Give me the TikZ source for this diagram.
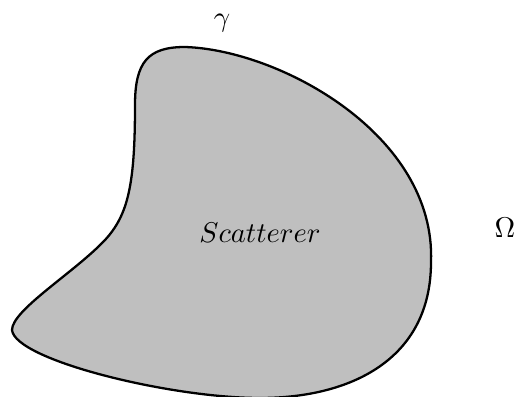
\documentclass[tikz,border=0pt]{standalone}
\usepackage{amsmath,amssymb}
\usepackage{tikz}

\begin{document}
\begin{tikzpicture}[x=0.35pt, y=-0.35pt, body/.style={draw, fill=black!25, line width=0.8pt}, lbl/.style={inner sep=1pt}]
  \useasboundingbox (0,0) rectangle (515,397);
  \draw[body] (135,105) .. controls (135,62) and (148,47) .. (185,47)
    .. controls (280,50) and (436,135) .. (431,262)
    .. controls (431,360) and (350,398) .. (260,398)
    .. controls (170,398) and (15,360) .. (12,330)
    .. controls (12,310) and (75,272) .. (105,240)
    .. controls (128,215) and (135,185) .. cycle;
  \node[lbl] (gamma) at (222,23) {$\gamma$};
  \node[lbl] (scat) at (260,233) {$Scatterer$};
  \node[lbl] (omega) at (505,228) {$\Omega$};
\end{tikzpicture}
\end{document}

··········

[Prompt] Return the listing above word for word, with the pictures removed.

[Result for this exercise]
Give me the TikZ source for this diagram.
\documentclass[tikz,border=0pt]{standalone}
\usepackage{amsmath,amssymb}
\usepackage{tikz}

\begin{document}
\begin{tikzpicture}[x=0.35pt, y=-0.35pt, body/.style={draw, fill=black!25, line width=0.8pt}, lbl/.style={inner sep=1pt}]
  \useasboundingbox (0,0) rectangle (515,397);
  \draw[body] (135,105) .. controls (135,62) and (148,47) .. (185,47)
    .. controls (280,50) and (436,135) .. (431,262)
    .. controls (431,360) and (350,398) .. (260,398)
    .. controls (170,398) and (15,360) .. (12,330)
    .. controls (12,310) and (75,272) .. (105,240)
    .. controls (128,215) and (135,185) .. cycle;
  \node[lbl] (gamma) at (222,23) {$\gamma$};
  \node[lbl] (scat) at (260,233) {$Scatterer$};
  \node[lbl] (omega) at (505,228) {$\Omega$};
\end{tikzpicture}
\end{document}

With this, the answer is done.